The heart of the film, of course, must be an exchange between man and boy, and our sense that Eugene has been allowed to feel, however glancingly, the pain that fuels the blues. Seneca and Macchio play this developing relationship delicately and well; the writing and direction never let Willie turn into a crusty but lovable curmudgeon; he's too flinty and principled about his music for that, which is exactly as he should be. For the pain of love, we add an abused young runaway, Frances (Jami Gertz), detouring however improbably from her target destination of Los Angeles to travel with them.

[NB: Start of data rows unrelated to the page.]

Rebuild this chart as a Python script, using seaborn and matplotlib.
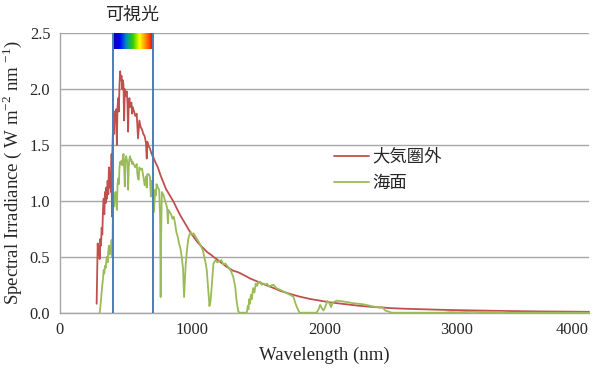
import numpy as np
import pandas as pd
import matplotlib
matplotlib.use("Agg")
import matplotlib.pyplot as plt
from matplotlib.colors import LinearSegmentedColormap
import seaborn as sns

# spectral irradiance (W m-2 nm-1)
wl_space = [277, 282, 285, 290, 295, 300, 305, 310, 315, 320,
            325, 330, 335, 340, 345, 350, 355, 360, 365, 370,
            375, 380, 385, 390, 393, 396, 400, 405, 410, 415,
            420, 425, 430, 435, 440, 445, 450, 455, 460, 465,
            470, 475, 480, 485, 490, 495, 500, 505, 510, 515,
            520, 525, 530, 540, 545, 550, 560, 570, 580, 590,
            600, 610, 620, 630, 640, 650, 656, 660, 670, 680,
            690, 700, 710, 720, 740, 760, 780, 800, 830, 860,
            880, 910, 940, 960, 990, 1010, 1040, 1060, 1090, 1110,
            1140, 1160, 1190, 1210, 1240, 1260, 1290, 1310, 1340, 1360,
            1400, 1440, 1500, 1550, 1600, 1660, 1740, 1815, 1890, 1970,
            2040, 2120, 2200, 2270, 2350, 2420, 2500, 2570, 2650, 2720,
            2820, 2950, 3080, 3200, 3330, 3450, 3580, 3700, 3850, 4000]
irr_space = [0.08, 0.45, 0.62, 0.52, 0.60, 0.48, 0.66, 0.60, 0.76, 0.70,
             0.92, 1.02, 0.88, 1.08, 0.98, 1.12, 1.02, 1.18, 1.06, 1.30,
             1.12, 1.26, 1.08, 1.42, 0.86, 1.45, 1.62, 1.78, 1.60, 1.80,
             1.74, 1.82, 1.50, 1.84, 1.92, 1.80, 2.05, 2.16, 2.08, 2.12,
             2.00, 2.08, 2.04, 1.72, 2.00, 1.94, 1.96, 1.98, 1.88, 1.62,
             1.88, 1.92, 1.84, 1.88, 1.78, 1.84, 1.80, 1.76, 1.78, 1.56,
             1.72, 1.66, 1.64, 1.60, 1.58, 1.52, 1.38, 1.53, 1.49, 1.47,
             1.43, 1.40, 1.38, 1.35, 1.30, 1.23, 1.17, 1.11, 1.05, 0.99,
             0.94, 0.87, 0.81, 0.77, 0.71, 0.68, 0.63, 0.605, 0.57, 0.545,
             0.52, 0.50, 0.475, 0.455, 0.43, 0.41, 0.39, 0.375, 0.365, 0.355,
             0.33, 0.305, 0.275, 0.25, 0.228, 0.198, 0.168, 0.143, 0.123, 0.107,
             0.093, 0.081, 0.070, 0.061, 0.053, 0.047, 0.041, 0.037, 0.034, 0.031,
             0.028, 0.024, 0.021, 0.018, 0.016, 0.014, 0.012, 0.011, 0.009, 0.008]

wl_sea = [300, 305, 310, 315, 320, 325, 330, 335, 340, 345,
          350, 355, 360, 365, 370, 375, 380, 385, 390, 393,
          397, 400, 405, 410, 415, 420, 425, 430, 435, 440,
          445, 450, 455, 460, 465, 470, 475, 480, 485, 490,
          495, 500, 505, 510, 515, 520, 525, 530, 535, 540,
          545, 550, 560, 570, 580, 585, 590, 595, 600, 610,
          620, 630, 640, 650, 656, 660, 670, 680, 687, 690,
          700, 710, 720, 725, 730, 740, 750, 757, 761, 765,
          770, 780, 790, 800, 810, 816, 820, 830, 840, 850,
          860, 870, 880, 890, 900, 910, 920, 930, 938, 945,
          950, 960, 970, 980, 990, 1000, 1010, 1020, 1040, 1060,
          1080, 1100, 1110, 1120, 1130, 1138, 1147, 1160, 1175, 1190,
          1200, 1220, 1235, 1250, 1270, 1290, 1310, 1325, 1335, 1348,
          1360, 1412, 1420, 1425, 1430, 1437, 1443, 1450, 1460, 1470,
          1480, 1490, 1500, 1513, 1525, 1540, 1555, 1565, 1580, 1600,
          1615, 1635, 1664, 1690, 1715, 1740, 1765, 1780, 1795, 1811,
          1940, 1955, 1967, 1980, 1992, 2005, 2022, 2037, 2050, 2062,
          2093, 2143, 2219, 2295, 2370, 2420, 2440, 2458, 2483, 2509,
          2900, 2950, 3000, 3100, 3200, 3330, 3400, 3600, 3800, 4000]
irr_sea = [0.00, 0.05, 0.12, 0.20, 0.25, 0.30, 0.38, 0.35, 0.42, 0.40,
           0.46, 0.50, 0.45, 0.55, 0.60, 0.52, 0.58, 0.55, 0.65, 0.50,
           0.60, 0.92, 1.00, 0.95, 1.05, 1.08, 1.02, 0.92, 1.15, 1.20,
           1.15, 1.30, 1.35, 1.33, 1.36, 1.32, 1.38, 1.42, 1.30, 1.13,
           1.36, 1.40, 1.37, 1.34, 1.10, 1.30, 1.38, 1.40, 1.36, 1.37,
           1.33, 1.35, 1.32, 1.30, 1.33, 1.24, 1.20, 1.19, 1.30, 1.28,
           1.29, 1.22, 1.14, 1.22, 1.12, 1.24, 1.24, 1.22, 1.04, 1.18,
           1.15, 0.90, 1.10, 1.05, 1.15, 1.12, 1.10, 0.85, 0.14, 0.70,
           1.08, 1.06, 1.02, 0.98, 0.94, 0.80, 0.92, 0.90, 0.88, 0.84,
           0.86, 0.80, 0.72, 0.68, 0.62, 0.58, 0.50, 0.40, 0.14, 0.30,
           0.42, 0.56, 0.66, 0.70, 0.72, 0.70, 0.71, 0.69, 0.65, 0.61,
           0.56, 0.45, 0.38, 0.22, 0.06, 0.10, 0.23, 0.44, 0.47, 0.45,
           0.46, 0.47, 0.43, 0.44, 0.41, 0.38, 0.32, 0.23, 0.11, 0.01,
           0.00, 0.00, 0.06, 0.03, 0.12, 0.08, 0.16, 0.12, 0.22, 0.18,
           0.26, 0.24, 0.27, 0.278, 0.25, 0.26, 0.25, 0.26, 0.235, 0.245,
           0.25, 0.22, 0.205, 0.19, 0.175, 0.16, 0.143, 0.085, 0.04, 0.00,
           0.00, 0.03, 0.07, 0.04, 0.02, 0.05, 0.105, 0.085, 0.05, 0.09,
           0.108, 0.10, 0.085, 0.075, 0.055, 0.045, 0.05, 0.02, 0.01, 0.00,
           0.00, 0.005, 0.003, 0.008, 0.005, 0.006, 0.00, 0.00, 0.00, 0.00]

series_names = ["大気圏外", "海面"]
visible_range = [400, 700]
visible_label = "可視光"
x_ticks = [0, 1000, 2000, 3000, 4000]
y_ticks = [0.0, 0.5, 1.0, 1.5, 2.0, 2.5]

RED, GREEN, BLUE, GRAY = "#c0504d", "#9bbb59", "#4a7ebb", "#a6a6a6"
CJK = "Noto Sans CJK JP"

sns.set_style("white")
plt.rcParams["font.family"] = ["Liberation Serif", CJK]
plt.rcParams["mathtext.fontset"] = "custom"
plt.rcParams["mathtext.rm"] = "Liberation Serif"

df = pd.concat([
    pd.DataFrame({"wl": wl_space, "irr": irr_space, "series": series_names[0]}),
    pd.DataFrame({"wl": wl_sea, "irr": irr_sea, "series": series_names[1]}),
], ignore_index=True)

fig, ax = plt.subplots(figsize=(5.95, 3.72), dpi=100)
fig.subplots_adjust(left=60/595, right=589/595, bottom=1-312.7/372, top=1-33.3/372)

sns.lineplot(data=df, x="wl", y="irr", hue="series", hue_order=series_names,
             palette=[RED, GREEN], estimator=None, sort=False, linewidth=1.3,
             ax=ax, clip_on=False, zorder=3)

# visible band: rainbow strip + blue edges
cmap = LinearSegmentedColormap.from_list(
    "vis", ["#1a00a0", "#0000ff", "#0090c0", "#30d000", "#ffff00", "#ff8000", "#ff0000"])
ax.imshow(np.linspace(0, 1, 256)[None, :], extent=(visible_range[0], visible_range[1], 2.36, 2.5),
          aspect="auto", cmap=cmap, zorder=3)
ax.vlines(visible_range, 0, 2.5, color=BLUE, lw=1.4, zorder=4)
ax.text(sum(visible_range) / 2, 2.58, visible_label, ha="center", va="bottom",
        fontsize=13, family=[CJK], clip_on=False)

ax.set_xlim(0, 4000)
ax.set_ylim(0, 2.5)
ax.set_xticks(x_ticks)
ax.set_yticks(y_ticks)
ax.yaxis.set_major_formatter(matplotlib.ticker.FormatStrFormatter("%.1f"))
ax.yaxis.grid(True, color=GRAY, lw=1)
ax.xaxis.grid(False)
ax.set_axisbelow(True)
for s in ["top", "right"]:
    ax.spines[s].set_visible(False)
for s in ["left", "bottom"]:
    ax.spines[s].set_color(GRAY)
    ax.spines[s].set_linewidth(1)
ax.tick_params(direction="out", length=5, width=1, color=GRAY, labelsize=11.8, pad=2)
# last x label sits inside the plot edge, like the reference
ax.get_xticklabels()[-1].set_horizontalalignment("right")

ax.set_xlabel("Wavelength (nm)", fontsize=13.5, labelpad=6)
ax.set_ylabel("Spectral Irradiance ( W m$^{-2}$ nm $^{-1}$)", fontsize=13.5, labelpad=4)

ax.legend(frameon=False, loc="upper left", bbox_to_anchor=(0.518, 0.59),
          prop=dict(family=[CJK], size=12.5), handlelength=2.0, handletextpad=0.2,
          labelspacing=0.45, borderpad=0, borderaxespad=0)

fig.savefig("out.png", dpi=100)
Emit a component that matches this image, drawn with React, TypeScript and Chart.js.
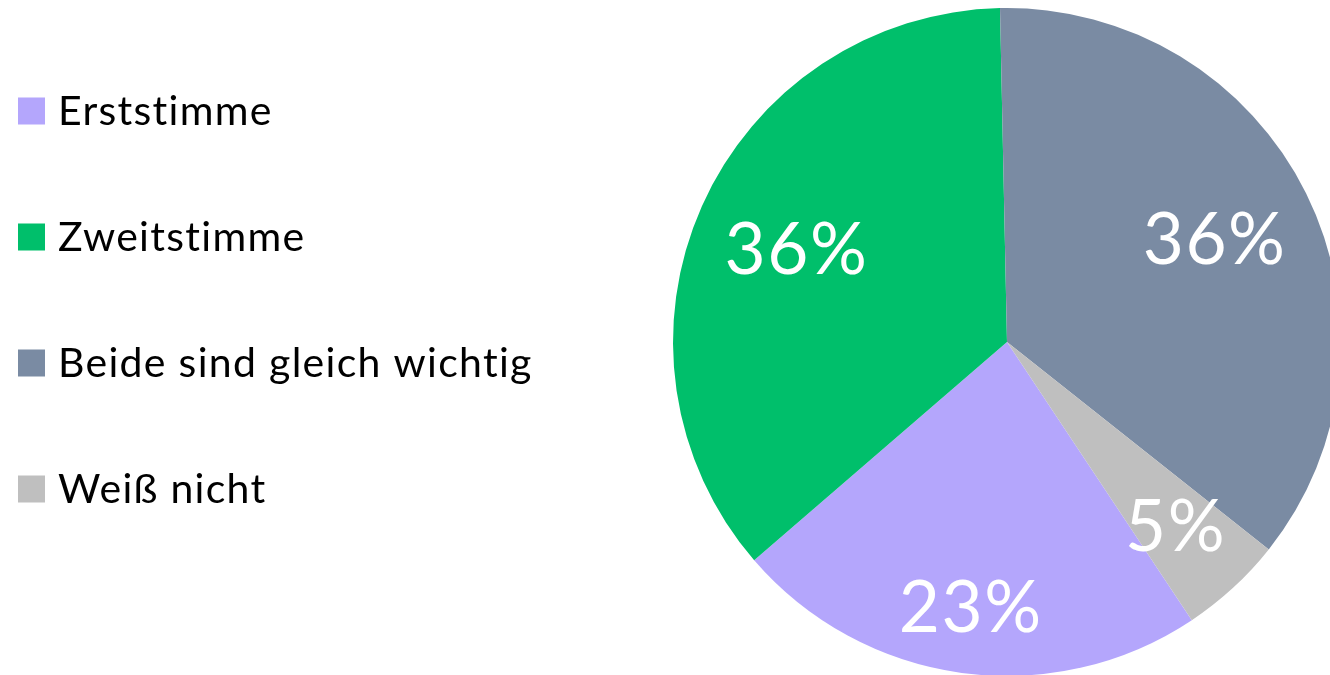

At one point, they're rousted as vagrants by two deputies and, finally, by a towering sheriff. What's nice about the scene is how it plays against expectation: These three larcenous bullies are all black. Surveying them, Willie says, "Cap'n, things seem changed in this county. Then again, they seem sorta the same." The "Cap'n" is the brilliance of the line, because it sounds the way you'd address a chain gang boss. When he was 16, screenwriter Fusco spent time traveling all over the South as a musician. He certainly listened well.
Next, Frances, Willie and Eugene hit a little Mississippi town whose color line runs down the middle of its dusty street as implacably as it did when Willie was last there 40 years ago. At this point, "Crossroads" really lifts into orbit. Playing together, Willie and Eugene (with Frank Frost and The Wonders) tear the roof off a black juke joint.
The problem is that the power of this number, and the painful beauty of the early-morning solo that follows it, virtually leaves the film nowhere else to go. We know that Willie, with one eye cocked on the afterlife, will have one last dealing for his soul with Scratch (the late Robert Judd), as well as with his assistant (Joe Morton, in far too short an appearance). And from every bit of folklore, as well as from "Crossroads' " own trailer, we can bet that a duel of some sort is shaping up.
But we don't feel the urgency or the potential danger that's riding on this final contest, flamboyantly well-staged though it is, and demoniac as Alcatrazz's guitarist Steve Vai looks as an opponent.
In some ways, this duel is irrelevant. "Crossroads" has made its point and certainly cast its spell much earlier. It isn't really about the devil and souls. It's about the blues, embodied by one pin-striped, string-tied, light-on-his-feet, grizzled harp player.